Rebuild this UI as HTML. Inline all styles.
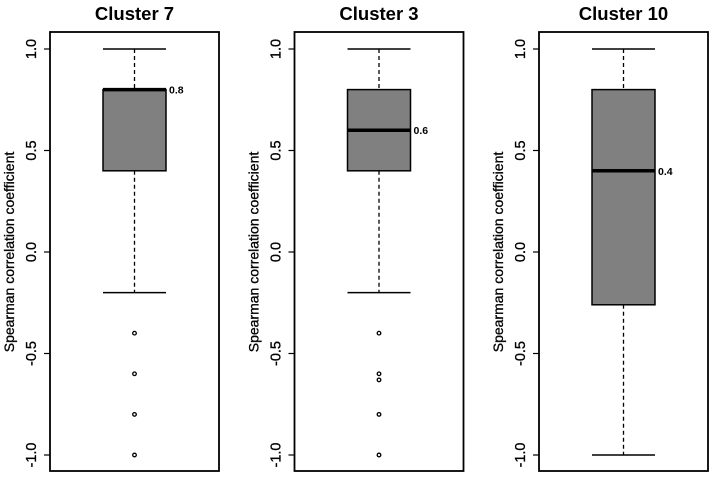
<!DOCTYPE html>
<html><head><meta charset="utf-8"><style>
body{margin:0;background:#fff;width:709px;height:472px;overflow:hidden}
svg{font-family:"Liberation Sans",Arial,sans-serif}
</style></head><body>
<svg id="chart" width="709" height="472"></svg>
<script>
const titles=["Cluster 7","Cluster 3","Cluster 10"];
const whiskerLow=[-0.2,-0.2,-1.0];
const q1=[0.4,0.4,-0.26];
const medians=[0.8,0.6,0.4];
const q3=[0.8,0.8,0.8];
const whiskerHigh=[1.0,1.0,1.0];
const outliers=[[-0.4,-0.6,-0.8,-1.0],[-0.4,-0.6,-0.63,-0.8,-1.0],[]];
const medianLabels=["0.8","0.6","0.4"];
const yTicks=[-1.0,-0.5,0.0,0.5,1.0];
const yTickLabels=["-1.0","-0.5","0.0","0.5","1.0"];

const svg=document.getElementById('chart');
const NS='http://www.w3.org/2000/svg';
function el(t,a,p){const e=document.createElementNS(NS,t);for(const k in a)e.setAttribute(k,a[k]);(p||svg).appendChild(e);return e;}
const y=v=>49+(1-v)*203;
titles.forEach((t,i)=>{
  const L=50+i*244.5,R=L+169,cx=(L+R)/2,hw=31.5;
  const g=el('g',{});
  
  
  const tt=el('text',{x:cx,y:20,'text-anchor':'middle','font-size':18.5,'font-weight':'bold'},g);tt.textContent=t;
  
  
  const fr=el('rect',{x:L,y:32,width:169,height:439,fill:'none',stroke:'#000','stroke-width':1.8},g);
  
  
  el('line',{x1:L,x2:L,y1:y(1),y2:y(-1),stroke:'#000'},g);
  yTicks.forEach((v,k)=>{
    el('line',{x1:L-6,x2:L,y1:y(v),y2:y(v),stroke:'#000','stroke-width':1.2},g);
    const lb=el('text',{transform:`translate(${L-14},${y(v)}) rotate(-90)`,'text-anchor':'middle','font-size':14.5,'stroke':'#000','stroke-width':0.3},g);
    lb.textContent=yTickLabels[k];
    
    
  });
  const yt=el('text',{transform:`translate(${L-36},${y(0)}) rotate(-90)`,'text-anchor':'middle','font-size':14,'stroke':'#000','stroke-width':0.3},g);
  yt.textContent='Spearman correlation coefficient';
  
  
  el('line',{x1:cx,x2:cx,y1:y(whiskerHigh[i]),y2:y(q3[i]),stroke:'#000','stroke-width':1.3,'stroke-dasharray':'4,3'},g);
  el('line',{x1:cx,x2:cx,y1:y(q1[i]),y2:y(whiskerLow[i]),stroke:'#000','stroke-width':1.3,'stroke-dasharray':'4,3'},g);
  el('line',{x1:cx-hw,x2:cx+hw,y1:y(whiskerHigh[i]),y2:y(whiskerHigh[i]),stroke:'#000','stroke-width':1.5},g);
  el('line',{x1:cx-hw,x2:cx+hw,y1:y(whiskerLow[i]),y2:y(whiskerLow[i]),stroke:'#000','stroke-width':1.5},g);
  const b=el('rect',{x:cx-hw,y:y(q3[i]),width:2*hw,height:y(q1[i])-y(q3[i]),fill:'#808080',stroke:'#000','stroke-width':1.5},g);
  
  
  el('line',{x1:cx-hw,x2:cx+hw,y1:y(medians[i]),y2:y(medians[i]),stroke:'#000','stroke-width':3.5},g);
  const ml=el('text',{x:cx+hw+3,y:y(medians[i])+4,'font-size':10.5,'font-weight':'bold'},g);
  ml.textContent=medianLabels[i];
  
  
  outliers[i].forEach(v=>{
    const c=el('circle',{cx:cx,cy:y(v),r:1.8,fill:'none',stroke:'#000','stroke-width':1.3},g);
    
    
  });
});
</script>
</body></html>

• _Problem to solve_
Skip the pictures, then retype every line above exactly.

• _Correct result_
Rebuild this UI as HTML. Inline all styles.
<!DOCTYPE html>
<html><head><meta charset="utf-8"><style>
body{margin:0;background:#fff;width:709px;height:472px;overflow:hidden}
svg{font-family:"Liberation Sans",Arial,sans-serif}
</style></head><body>
<svg id="chart" width="709" height="472"></svg>
<script>
const titles=["Cluster 7","Cluster 3","Cluster 10"];
const whiskerLow=[-0.2,-0.2,-1.0];
const q1=[0.4,0.4,-0.26];
const medians=[0.8,0.6,0.4];
const q3=[0.8,0.8,0.8];
const whiskerHigh=[1.0,1.0,1.0];
const outliers=[[-0.4,-0.6,-0.8,-1.0],[-0.4,-0.6,-0.63,-0.8,-1.0],[]];
const medianLabels=["0.8","0.6","0.4"];
const yTicks=[-1.0,-0.5,0.0,0.5,1.0];
const yTickLabels=["-1.0","-0.5","0.0","0.5","1.0"];

const svg=document.getElementById('chart');
const NS='http://www.w3.org/2000/svg';
function el(t,a,p){const e=document.createElementNS(NS,t);for(const k in a)e.setAttribute(k,a[k]);(p||svg).appendChild(e);return e;}
const y=v=>49+(1-v)*203;
titles.forEach((t,i)=>{
  const L=50+i*244.5,R=L+169,cx=(L+R)/2,hw=31.5;
  const g=el('g',{});
  
  
  const tt=el('text',{x:cx,y:20,'text-anchor':'middle','font-size':18.5,'font-weight':'bold'},g);tt.textContent=t;
  
  
  const fr=el('rect',{x:L,y:32,width:169,height:439,fill:'none',stroke:'#000','stroke-width':1.8},g);
  
  
  el('line',{x1:L,x2:L,y1:y(1),y2:y(-1),stroke:'#000'},g);
  yTicks.forEach((v,k)=>{
    el('line',{x1:L-6,x2:L,y1:y(v),y2:y(v),stroke:'#000','stroke-width':1.2},g);
    const lb=el('text',{transform:`translate(${L-14},${y(v)}) rotate(-90)`,'text-anchor':'middle','font-size':14.5,'stroke':'#000','stroke-width':0.3},g);
    lb.textContent=yTickLabels[k];
    
    
  });
  const yt=el('text',{transform:`translate(${L-36},${y(0)}) rotate(-90)`,'text-anchor':'middle','font-size':14,'stroke':'#000','stroke-width':0.3},g);
  yt.textContent='Spearman correlation coefficient';
  
  
  el('line',{x1:cx,x2:cx,y1:y(whiskerHigh[i]),y2:y(q3[i]),stroke:'#000','stroke-width':1.3,'stroke-dasharray':'4,3'},g);
  el('line',{x1:cx,x2:cx,y1:y(q1[i]),y2:y(whiskerLow[i]),stroke:'#000','stroke-width':1.3,'stroke-dasharray':'4,3'},g);
  el('line',{x1:cx-hw,x2:cx+hw,y1:y(whiskerHigh[i]),y2:y(whiskerHigh[i]),stroke:'#000','stroke-width':1.5},g);
  el('line',{x1:cx-hw,x2:cx+hw,y1:y(whiskerLow[i]),y2:y(whiskerLow[i]),stroke:'#000','stroke-width':1.5},g);
  const b=el('rect',{x:cx-hw,y:y(q3[i]),width:2*hw,height:y(q1[i])-y(q3[i]),fill:'#808080',stroke:'#000','stroke-width':1.5},g);
  
  
  el('line',{x1:cx-hw,x2:cx+hw,y1:y(medians[i]),y2:y(medians[i]),stroke:'#000','stroke-width':3.5},g);
  const ml=el('text',{x:cx+hw+3,y:y(medians[i])+4,'font-size':10.5,'font-weight':'bold'},g);
  ml.textContent=medianLabels[i];
  
  
  outliers[i].forEach(v=>{
    const c=el('circle',{cx:cx,cy:y(v),r:1.8,fill:'none',stroke:'#000','stroke-width':1.3},g);
    
    
  });
});
</script>
</body></html>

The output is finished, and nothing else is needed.